А в 2013 году, арестовав этих гринписовцев и заведя на них уголовное дело, власти хотели показать, что не допустят протеста, — так же, как и нам в свое время показывали, что нельзя протестовать против судебных процессов над инакомыслящими. Такие протесты начались с дела Синявского и Даниэля. Все диссидентское движение началось с этого суда — это был новый цикл после хрущевской «оттепели». Потом мы начали протестовать против суда над Синявским и Даниэлем, потом была демонстрация против вторжения в Чехословакию, потом были религиозные диссиденты, которые хотели верить в Бога, издавать книги и защищать права верующих. В этом смысле никакой разницы между тем, чтобы было с нами вчера в Советском Союзе и с вами сегодня в России, нет. Репрессивный режим советского типа, или сегодняшний режим без всякой формальной идеологии (хотя они хотят создать национально-православную идеологию), по сути, не отличаются друг от друга. Важна не идеология; для них важно, чтобы им не мешали распределять богатства и воровать. В наше время, может, меньше воровали, но главное — был полный контроль над средствами и богатствами страны. И об этом нельзя было свободно говорить. В этом смысле все похоже.

А что не похоже?

— Сейчас нет государственной идеологии, которая их оправдывает: раньше ведь строили коммунизм — счастье всего человечества; сейчас это никто пока не говорит. Говорят: вот эти инакомыслящие мешают нашей родине — уже несоциалистической, а матушке-России, они мешают жить и захватывать чужие земли на Украине. Им не нравится, когда люди выходят на демонстрацию и открывают рот. Разница еще и в том, что сегодня они более тонко работают.

В чем тонкость?

— В том, что они преследуют людей постепенно. Вот, например, объявили иностранными агентами такие организации, как «Мемориал», «Сахаровский центр». То есть они говорят: мы не запрещаем организации, у нас есть свобода слова, но те, кто получают деньги из-за границы, являются нежелательными организациями; их можно штрафовать, закрывать, потом можно постепенно кого-то посадить. А молодежь, которая выходит на улицы, сажают, и дела политических диссидентов множатся. Тех, кто выходит сейчас на демонстрации, как правило, сажают на 15 суток. Это, строго говоря, более мягкое обращение, чем было в наше время, потому что тогда выход на любую демонстрацию гарантировал два-три года ареста или пять лет ссылки. За небольшие дела можно было получить семь лет лагеря. Но в то же время сейчас мы сталкиваемся с такими страшными вещами, которых тогда не происходило: убийства журналистов, убийства политических оппонентов. Это совершенно бандитские методы, в Советском Союзе было мало таких прямых убийств.

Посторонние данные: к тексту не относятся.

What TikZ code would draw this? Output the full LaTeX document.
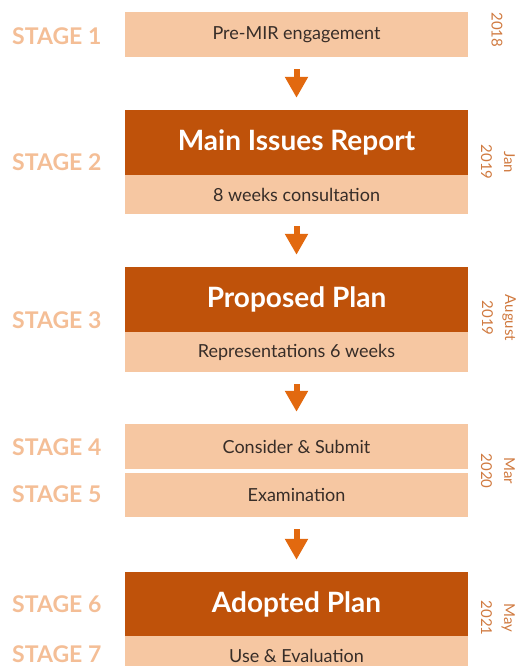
\documentclass[tikz,border=0pt]{standalone}
\usepackage{fontspec}
\setmainfont{Lato}
\usetikzlibrary{arrows.meta}

\definecolor{darkstage}{RGB}{191,82,10}
\definecolor{lightstage}{RGB}{246,199,162}
\definecolor{arroworange}{RGB}{226,105,15}
\definecolor{stagelabel}{RGB}{244,190,150}
\definecolor{datelabel}{RGB}{208,122,64}
\definecolor{boxtext}{RGB}{55,45,40}

\begin{document}
\begin{tikzpicture}[x=1pt, y=-1pt,
    lightbox/.style={fill=lightstage, inner sep=0pt, minimum width=343pt,
      text=boxtext, font=\fontsize{18}{20}\selectfont},
    darkbox/.style={fill=darkstage, inner sep=0pt, minimum width=343pt,
      text=white, font=\fontsize{28}{30}\selectfont\bfseries},
    stagetext/.style={anchor=west, inner sep=0pt, text=stagelabel,
      font=\fontsize{23}{25}\selectfont\bfseries},
    datetext/.style={rotate=-90, align=center, text=datelabel,
      font=\fontsize{15}{23}\selectfont},
    flowarrow/.style={draw=arroworange, line width=6pt,
      -{Triangle[width=22pt, length=21pt]},
      shorten <=12pt, shorten >=12pt}]
  \useasboundingbox (0,0) rectangle (523,666);

  % boxes
  \node[lightbox, minimum height=45pt] (pre) at (296.5,34.5) {Pre-MIR engagement};
  \node[darkbox, minimum height=65pt] (mir) at (296.5,142.5) {Main Issues Report};
  \node[lightbox, minimum height=39pt] (cons) at (296.5,194.5) {8 weeks consultation};
  \node[darkbox, minimum height=65pt] (prop) at (296.5,299.5) {Proposed Plan};
  \node[lightbox, minimum height=40pt] (repr) at (296.5,352) {Representations 6 weeks};
  \node[lightbox, minimum height=45pt] (subm) at (296.5,446.5) {Consider \& Submit};
  \node[lightbox, minimum height=44pt] (exam) at (296.5,495) {Examination};
  \node[darkbox, minimum height=64pt] (adop) at (296.5,604) {Adopted Plan};
  \node[lightbox, minimum height=40pt] (eval) at (296.5,656) {Use \& Evaluation};

  % arrows
  \draw[flowarrow] (pre) -- (mir);
  \draw[flowarrow] (cons) -- (prop);
  \draw[flowarrow] (repr) -- (subm);
  \draw[flowarrow] (exam) -- (adop);

  % stages
  \node[stagetext] (st1) at (12,36) {STAGE 1};
  \node[stagetext] (st2) at (12,162) {STAGE 2};
  \node[stagetext] (st3) at (12,320) {STAGE 3};
  \node[stagetext] (st4) at (12,447) {STAGE 4};
  \node[stagetext] (st5) at (12,494) {STAGE 5};
  \node[stagetext] (st6) at (12,604) {STAGE 6};
  \node[stagetext] (st7) at (12,654) {STAGE 7};

  % dates
  \node[datetext] (d1) at (497,30) {2018};
  \node[datetext] (d2) at (498,162) {Jan\\2019};
  \node[datetext] (d3) at (499,318) {August\\2019};
  \node[datetext] (d4) at (498,471) {Mar\\2020};
  \node[datetext] (d5) at (498,618) {May\\2021};
\end{tikzpicture}
\end{document}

Если сравнивать с последним временем, то сейчас срока, конечно, дают меньше. Кроме того, можно свободно уехать из страны — в то время уехать было нельзя. Конечно, некоторых людей сами власти выталкивали из страны. Но это было как лотерея: одного выталкивают, а другого сажают в лагерь. И я бы сказал, что сегодняшняя Россия больше похожа на Латинскую Америку 20-30-летней давности, нежели на советский режим.

Вы говорите, что были готовы к тюрьме, вы знали, что вас могут посадить. А те, кто сегодня оказываются на скамье подсудимых и становятся политзеками, часто к этому совсем не готовы. В этом они отличаются от диссидентов советского времени?

— Думаю, да. Я бы посоветовал тем, кто сегодня становятся гражданскими активистами, побольше узнавать о том, как это было в советское время, и перенимать опыт у тех, кто уже вышел из российской тюрьмы.

К чему нужно готовиться?

— К тому, что пойдешь в лагерь. Сейчас пока нет специальных политических лагерей, как были у советских политзеков в Перми и в Мордовии. Там у людей были особые взаимоотношения. Потом уже политических посылали в уголовные лагеря — так, как это происходит сейчас. Поэтому надо знать, как себя вести, и не бояться. Потому что если слишком боишься, то лучше ничего не делать.